**Task prompt:** Look for "this" in the listing below. Gather each line that contains it.

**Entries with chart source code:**
------------------------------------------------------------

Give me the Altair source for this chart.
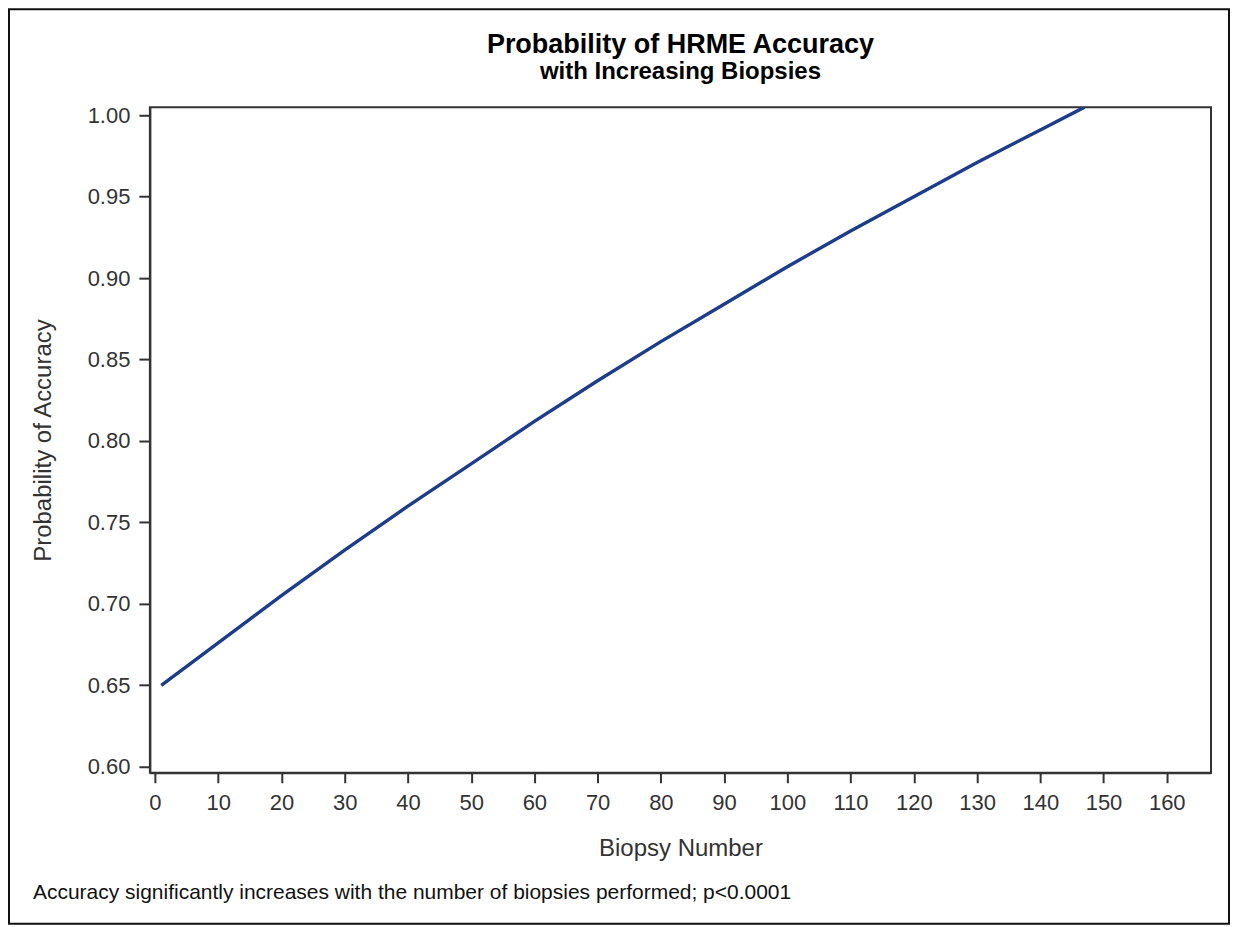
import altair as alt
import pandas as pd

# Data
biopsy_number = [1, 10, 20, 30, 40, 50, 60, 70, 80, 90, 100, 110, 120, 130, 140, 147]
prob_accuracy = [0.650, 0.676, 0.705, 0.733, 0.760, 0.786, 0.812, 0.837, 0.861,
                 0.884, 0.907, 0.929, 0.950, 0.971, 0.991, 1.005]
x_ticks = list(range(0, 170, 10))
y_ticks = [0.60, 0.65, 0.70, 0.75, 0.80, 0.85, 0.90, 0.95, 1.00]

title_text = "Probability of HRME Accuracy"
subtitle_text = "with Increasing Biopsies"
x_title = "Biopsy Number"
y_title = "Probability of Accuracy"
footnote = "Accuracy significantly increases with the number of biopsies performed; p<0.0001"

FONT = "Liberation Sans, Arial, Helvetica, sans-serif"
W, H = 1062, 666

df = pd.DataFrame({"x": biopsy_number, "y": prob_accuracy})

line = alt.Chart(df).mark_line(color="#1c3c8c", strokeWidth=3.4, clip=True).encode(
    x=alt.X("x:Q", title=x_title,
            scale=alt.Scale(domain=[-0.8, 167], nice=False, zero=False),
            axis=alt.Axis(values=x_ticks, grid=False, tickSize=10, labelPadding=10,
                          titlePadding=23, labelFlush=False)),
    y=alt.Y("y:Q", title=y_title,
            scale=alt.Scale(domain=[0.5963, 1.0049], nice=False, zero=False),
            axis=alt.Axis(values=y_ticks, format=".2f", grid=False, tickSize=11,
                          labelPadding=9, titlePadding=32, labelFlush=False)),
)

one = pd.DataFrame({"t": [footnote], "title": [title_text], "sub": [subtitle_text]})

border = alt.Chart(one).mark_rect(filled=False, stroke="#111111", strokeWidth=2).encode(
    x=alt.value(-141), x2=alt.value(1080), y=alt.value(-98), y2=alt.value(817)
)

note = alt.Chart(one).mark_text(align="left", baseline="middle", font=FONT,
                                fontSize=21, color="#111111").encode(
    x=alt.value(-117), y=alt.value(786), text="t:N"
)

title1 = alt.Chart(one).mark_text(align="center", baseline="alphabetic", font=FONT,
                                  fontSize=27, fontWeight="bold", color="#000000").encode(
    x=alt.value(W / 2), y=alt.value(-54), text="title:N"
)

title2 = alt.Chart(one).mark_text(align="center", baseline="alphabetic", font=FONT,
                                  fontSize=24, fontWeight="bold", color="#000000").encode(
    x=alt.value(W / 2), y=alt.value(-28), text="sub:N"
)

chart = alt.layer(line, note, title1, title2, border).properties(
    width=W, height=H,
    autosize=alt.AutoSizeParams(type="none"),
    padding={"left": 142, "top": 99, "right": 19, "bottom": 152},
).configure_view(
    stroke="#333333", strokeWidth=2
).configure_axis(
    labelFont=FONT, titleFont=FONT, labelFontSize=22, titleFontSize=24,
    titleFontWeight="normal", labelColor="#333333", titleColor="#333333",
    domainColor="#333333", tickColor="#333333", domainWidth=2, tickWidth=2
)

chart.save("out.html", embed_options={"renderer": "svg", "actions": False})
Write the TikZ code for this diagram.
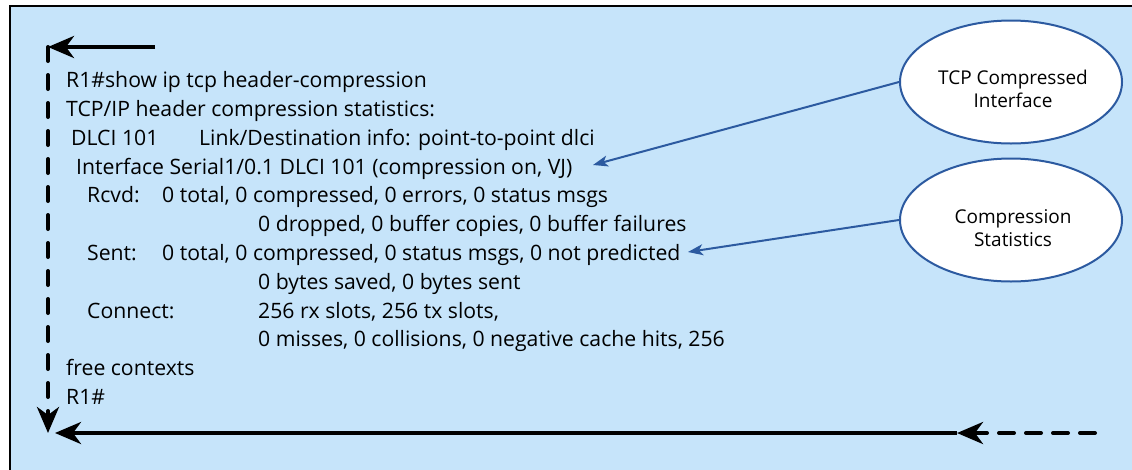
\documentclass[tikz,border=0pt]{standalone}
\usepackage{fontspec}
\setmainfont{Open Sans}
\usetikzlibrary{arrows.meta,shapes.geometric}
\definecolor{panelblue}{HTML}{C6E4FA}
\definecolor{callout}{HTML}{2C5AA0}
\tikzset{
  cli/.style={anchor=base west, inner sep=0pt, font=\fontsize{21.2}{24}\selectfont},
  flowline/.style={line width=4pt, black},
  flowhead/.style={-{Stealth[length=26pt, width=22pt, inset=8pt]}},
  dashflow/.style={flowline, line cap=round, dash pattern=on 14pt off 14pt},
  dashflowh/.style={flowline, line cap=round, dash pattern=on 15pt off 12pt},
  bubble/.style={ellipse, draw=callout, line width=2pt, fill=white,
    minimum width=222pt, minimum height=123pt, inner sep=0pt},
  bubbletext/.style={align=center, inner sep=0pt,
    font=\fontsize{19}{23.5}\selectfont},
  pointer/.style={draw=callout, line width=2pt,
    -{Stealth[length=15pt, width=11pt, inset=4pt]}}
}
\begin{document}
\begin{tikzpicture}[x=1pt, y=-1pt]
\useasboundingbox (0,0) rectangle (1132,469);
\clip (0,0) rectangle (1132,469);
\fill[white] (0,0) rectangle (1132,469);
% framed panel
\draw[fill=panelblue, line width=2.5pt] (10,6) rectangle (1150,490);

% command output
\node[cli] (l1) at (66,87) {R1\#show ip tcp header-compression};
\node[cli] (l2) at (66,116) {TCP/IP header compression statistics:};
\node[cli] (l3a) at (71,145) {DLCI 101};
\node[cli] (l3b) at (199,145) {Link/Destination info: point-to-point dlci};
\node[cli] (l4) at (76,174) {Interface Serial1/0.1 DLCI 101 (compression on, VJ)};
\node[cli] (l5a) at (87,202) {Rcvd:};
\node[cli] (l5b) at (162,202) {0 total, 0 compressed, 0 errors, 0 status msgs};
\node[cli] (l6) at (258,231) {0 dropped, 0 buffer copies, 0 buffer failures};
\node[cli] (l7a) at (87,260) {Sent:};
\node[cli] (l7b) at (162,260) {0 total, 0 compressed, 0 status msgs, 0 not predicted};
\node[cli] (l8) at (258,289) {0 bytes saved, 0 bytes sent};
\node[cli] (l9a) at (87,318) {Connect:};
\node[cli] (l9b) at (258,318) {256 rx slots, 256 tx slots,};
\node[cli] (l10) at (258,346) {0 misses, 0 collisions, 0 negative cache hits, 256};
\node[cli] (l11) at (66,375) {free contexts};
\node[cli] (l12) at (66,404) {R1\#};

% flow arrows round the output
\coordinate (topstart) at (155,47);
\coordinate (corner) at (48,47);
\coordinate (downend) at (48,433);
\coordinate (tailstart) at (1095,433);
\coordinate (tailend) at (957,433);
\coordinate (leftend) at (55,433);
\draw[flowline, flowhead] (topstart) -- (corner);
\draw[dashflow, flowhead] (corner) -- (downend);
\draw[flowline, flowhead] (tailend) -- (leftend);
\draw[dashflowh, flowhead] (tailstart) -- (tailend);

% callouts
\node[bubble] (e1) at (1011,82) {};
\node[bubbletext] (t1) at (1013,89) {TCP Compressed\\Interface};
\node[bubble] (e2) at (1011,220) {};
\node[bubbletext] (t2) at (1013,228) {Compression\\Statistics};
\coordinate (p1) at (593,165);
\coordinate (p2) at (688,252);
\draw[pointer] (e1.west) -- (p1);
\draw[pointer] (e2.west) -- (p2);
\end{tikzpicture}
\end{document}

------------------------------------------------------------

**Task solution:**
Give me the Altair source for this chart.
Write the TikZ code for this diagram.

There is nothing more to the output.